En esta época de exaltación de los hechos diferenciales y de naciones históricas varias, algo generalmente ignorado es la enorme uniformidad de los apellidos españoles. No es sólo que el apellido más habitual en España sea García (un apellido de origen vasco-navarro cuyas primeras referencias se remontan al siglo VIII y que, al parecer, significa oso); es que García es el apellido más frecuente en 31 de las 52 provincias españolas. Los siguientes apellidos más habituales son Rodríguez (mayoritario en 4 provincias) y Fernández (mayoritario en otras 4 provincias).

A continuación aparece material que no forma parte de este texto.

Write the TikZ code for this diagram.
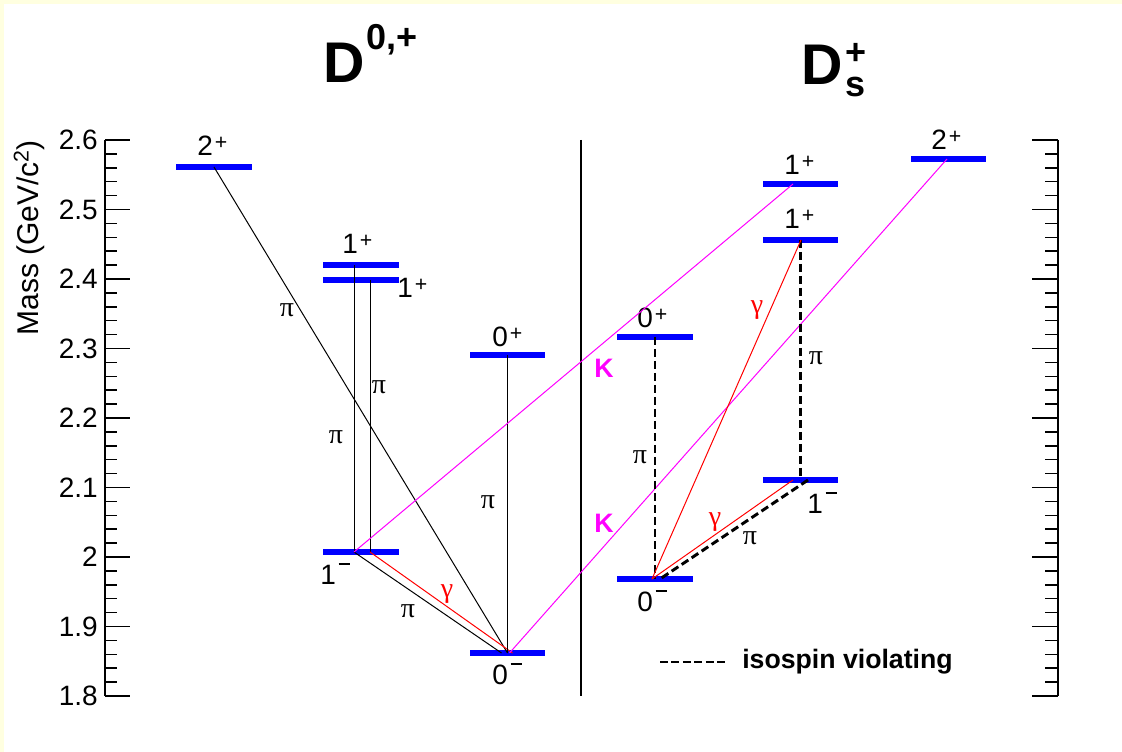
\documentclass[tikz,border=0pt]{standalone}
\usepackage{fontspec}
\setmainfont{Liberation Sans}
\newfontfamily\grk{Liberation Serif}
\usetikzlibrary{calc}
\definecolor{bgyellow}{HTML}{FFFFE0}
\definecolor{lvblue}{HTML}{0000FF}
\definecolor{kmag}{HTML}{FF00FF}
\definecolor{gred}{HTML}{FF0000}
\newcommand\fsz[1]{\fontsize{#1}{#1}\selectfont}
\newcommand\lvp[1]{#1\hspace{1.5pt}\raisebox{5pt}{\fsz{16}+}}
\newcommand\lvm[1]{#1\hspace{2pt}\rule[14.5pt]{8.5pt}{1.4pt}}
\begin{document}
\begin{tikzpicture}[x=0.75pt,y=-0.75pt,
  level/.style={fill=lvblue, inner sep=0pt, minimum width=56.5pt, minimum height=3.8pt},
  trans/.style={line width=0.75pt},
  iso/.style={line width=2.2pt, dash pattern=on 6pt off 3pt},
  kline/.style={kmag, line width=0.75pt},
  gline/.style={gred, line width=0.75pt},
  lab/.style={font=\fsz{21}, inner sep=0pt, anchor=base west},
  tl/.style={font=\fsz{21}, inner sep=0pt, anchor=east},
  pil/.style={font=\grk\fsz{21}, inner sep=0pt},
  gaml/.style={pil, text=gred},
  kl/.style={font=\bfseries\fsz{20}, text=kmag, inner sep=0pt},
  ax/.style={line width=1.1pt}
]
% background
\fill[bgyellow] (0,0) rectangle (1122,752);
\fill[white] (4,4) rectangle (1122,752);
\useasboundingbox (0,0) rectangle (1122,752);

% axes
\draw[ax] (105,140) -- (105,696);
\draw[ax] (1058,140) -- (1058,696);
\foreach \i in {0,...,40}{
  \pgfmathsetmacro\yy{696-\i*13.9}
  \pgfmathtruncatemacro\mm{mod(\i,5)}
  \ifnum\mm=0
    \draw[ax] (105,\yy) -- (130,\yy);
    \draw[ax] (1058,\yy) -- (1032,\yy);
  \else
    \draw[ax] (105,\yy) -- (117,\yy);
    \draw[ax] (1058,\yy) -- (1045,\yy);
  \fi
}
\foreach \v/\t in {0/1.8,1/1.9,2/2,3/2.1,4/2.2,5/2.3,6/2.4,7/2.5,8/2.6}{
  \node[tl] (tick\v) at (98,696-\v*69.5) {\t};
}
\node[rotate=90, font=\fsz{22.5}, inner sep=0pt] (ylab) at (29,238) {Mass (GeV/c\raisebox{7pt}{\fsz{16}2})};

% separator
\draw[line width=0.9pt] (581,140) -- (581,696);

% titles
\node[anchor=base west, inner sep=0pt, font=\bfseries\fsz{43}] (tD) at (323,83)
  {D\hspace{1pt}\raisebox{25pt}{\fsz{27}0,+}};
\node[anchor=base west, inner sep=0pt, font=\bfseries\fsz{43}] (tDs) at (801,85)
  {D\hspace{2pt}\rlap{\raisebox{15pt}{\fsz{27}+}}\raisebox{-8.5pt}{\fsz{27}s}};

% D levels
\node[level] (D2p)  at (214,167) {};
\node[level] (D1pa) at (361,265) {};
\node[level] (D1pb) at (361,280) {};
\node[level] (D1m)  at (361,552) {};
\node[level] (D0p)  at (507.5,355) {};
\node[level] (D0m)  at (507.5,653) {};
% Ds levels
\node[level] (S2p)  at (948.5,159) {};
\node[level] (S1pa) at (800.5,184) {};
\node[level] (S1pb) at (800.5,240) {};
\node[level] (S0p)  at (655,337) {};
\node[level] (S1m)  at (800.5,480) {};
\node[level] (S0m)  at (655,579) {};

% level labels
\node[lab] (lD2p)  at (197,156) {\lvp{2}};
\node[lab] (lD1pa) at (342,254) {\lvp{1}};
\node[lab] (lD1pb) at (397,298) {\lvp{1}};
\node[lab] (lD1m)  at (320,584) {\lvm{1}};
\node[lab] (lD0p)  at (492,347) {\lvp{0}};
\node[lab] (lD0m)  at (492,684) {\lvm{0}};
\node[lab] (lS2p)  at (931,150) {\lvp{2}};
\node[lab] (lS1pa) at (784,175) {\lvp{1}};
\node[lab] (lS1pb) at (784,229) {\lvp{1}};
\node[lab] (lS0p)  at (637,328) {\lvp{0}};
\node[lab] (lS1m)  at (807,513) {\lvm{1}};
\node[lab] (lS0m)  at (637,611) {\lvm{0}};

% D transitions
\draw[trans] (D2p.center) -- (D0m.center);
\draw[trans] ($(D1pa.center)+(-7,0)$) -- ($(D1m.center)+(-7,0)$);
\draw[trans] ($(D1pb.center)+(9,0)$) -- ($(D1m.center)+(9,0)$);
\draw[trans] ($(D1m.center)+(-7,0)$) -- ($(D0m.center)+(-6,0)$);
\draw[gline] ($(D1m.center)+(9,0)$) -- ($(D0m.center)+(5,0)$);
\draw[trans] (D0p.center) -- (D0m.center);
% K lines
\draw[kline] ($(D1m.center)+(-7,0)$) -- ($(S1pa.center)+(-7.5,0)$);
\draw[kline] ($(D0m.center)+(2,0)$) -- ($(S2p.center)+(-1.5,0)$);
% Ds transitions
\draw[iso] (S0p.center) -- (S0m.center);
\draw[iso] (S1pb.center) -- (S1m.center);
\draw[gline] ($(S1pb.center)+(0.5,0)$) -- ($(S0m.center)+(-3,0)$);
\draw[gline] ($(S1m.center)+(-7.5,0)$) -- ($(S0m.center)+(-3,0)$);
\draw[iso] ($(S1m.center)+(7.5,0)$) -- ($(S0m.center)+(5,0)$);

% transition labels
\node[pil] (p1) at (287,310) {π};
\node[pil] (p2) at (379,387) {π};
\node[pil] (p3) at (336,437) {π};
\node[pil] (p4) at (488,502) {π};
\node[pil] (p5) at (408,611) {π};
\node[gaml] (g1) at (447,594) {γ};
\node[kl] (k1) at (604,368) {K};
\node[kl] (k2) at (604,523) {K};
\node[pil] (p6) at (640,457) {π};
\node[gaml] (g2) at (757,310) {γ};
\node[pil] (p7) at (816,358) {π};
\node[gaml] (g3) at (715,522) {γ};
\node[pil] (p8) at (750,538) {π};

% legend
\coordinate (legA) at (660,662);
\node[anchor=west, inner sep=0pt, font=\bfseries\fsz{20}] (legT) at (742,662) {isospin violating};
\draw[line width=2pt, dash pattern=on 6pt off 2.6pt] (legA) -- ($(legA)+(68,0)$);
\end{tikzpicture}
\end{document}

¿Son los apellidos en las provincias que los nacionalistas definen como parte de una nación ajena a la española distintos a los del resto de España? En absoluto.
En las cuatro provincias catalanas el apellido más habitual es García (seguido, en general, de Martínez y López). Y en las tres provincias vascas García también es el apellido predominante (seguido de González y Fernández); en Navarra García es el segundo apellido más común, a escasa distancia de Martínez.
La excepción (relativa) a la regla es Galicia. En dicha comunidad García es el apellido predominante sólo en La Coruña. En Orense y Pontevedra es Rodríguez y en Lugo es López.
En Guipúzcoa el apellido más común que pueda identificarse como poco habitual fuera del País Vasco es Garmendia. Es el duodécimo más frecuente. En Gerona el apellido catalán más frecuente es Vila. Es el noveno más frecuente. Llamativo es el caso del apellido Pons. Es el octavo más común en Baleares pese a ser de origen leridano; en Lérida es sólo el 29º más habitual. Destacable también es el hecho de que tanto en Ceuta como en Melilla el apellido más frecuente sea Mohamed.
La conclusión de este rápido análisis es que quien quiera encontrar diferencias intrínsecas entre españoles residentes en Barcelona, San Sebastián, Madrid o cualquier otra parte de España lo hará en balde. Los apellidos compartidos son testimonio de una historia compartida. Siglos de matrimonios y de cambios de residencia dentro de una misma comunidad política han hecho que los españoles estemos todos mezclados entre sí. La pureza de sangre –sea religiosa o regional– es una aspiración tan antigua como irrealizada en España.
Los discursos políticos basados en la diferenciación taxativa entre españoles son falsos. Por supuesto que tanto la cultura vasca como la catalana tienen características históricas propias. Pero de ahí a decir que el pueblo vasco o el catalán son radicalmente distintos al español es simplemente absurdo (tanto como reescribir la historia para demostrar que grandes figuras de otras partes de España como Cervantes eran en realidad catalanas). Cosa distinta es que la élite nacionalista no comparta apellidos con la mayoría catalana (o vasca); esto a lo que apunta es a su esnobismo y a las diferencias sociales entre catalanes, que se agravarían en caso de alcanzar los separatistas sus objetivos, con una elite nacionalista por encima de los demás.
Y es que el nacionalismo exaltador de las diferencias no es sólo absurdo, también es peligroso. La invención de razas siempre lo es. Recordemos, por ejemplo, los múltiples casos de expulsión masiva de personas consideradas extrañas tras la creación de un nuevo país. Ocurrió en España en 1492 con los judíos y fue una constante durante el siglo XX; el último ejemplo en Europa vino tras el desmembramiento de Yugoslavia. En el País Vasco, en cambio, la expulsión de 200.000 vascos se hizo a punta de pistola terrorista antes de su pretendida independencia. En Cataluña, la presión para unificar la nación catalana expulsando a los españoles no se ha hecho físicamente, pero es llamativa la evolución de los nombres de pila: los castellanos han prácticamente desaparecido en los últimos quince años. La ausencia de una preponderancia de apellidos catalanes en Cataluña contribuirá a basar la decisión sobre quién es y quién no es catalán en criterios de afinidad política nacionalista. Poco se pregunta qué pasaría con los no catalanes tras una hipotética independencia.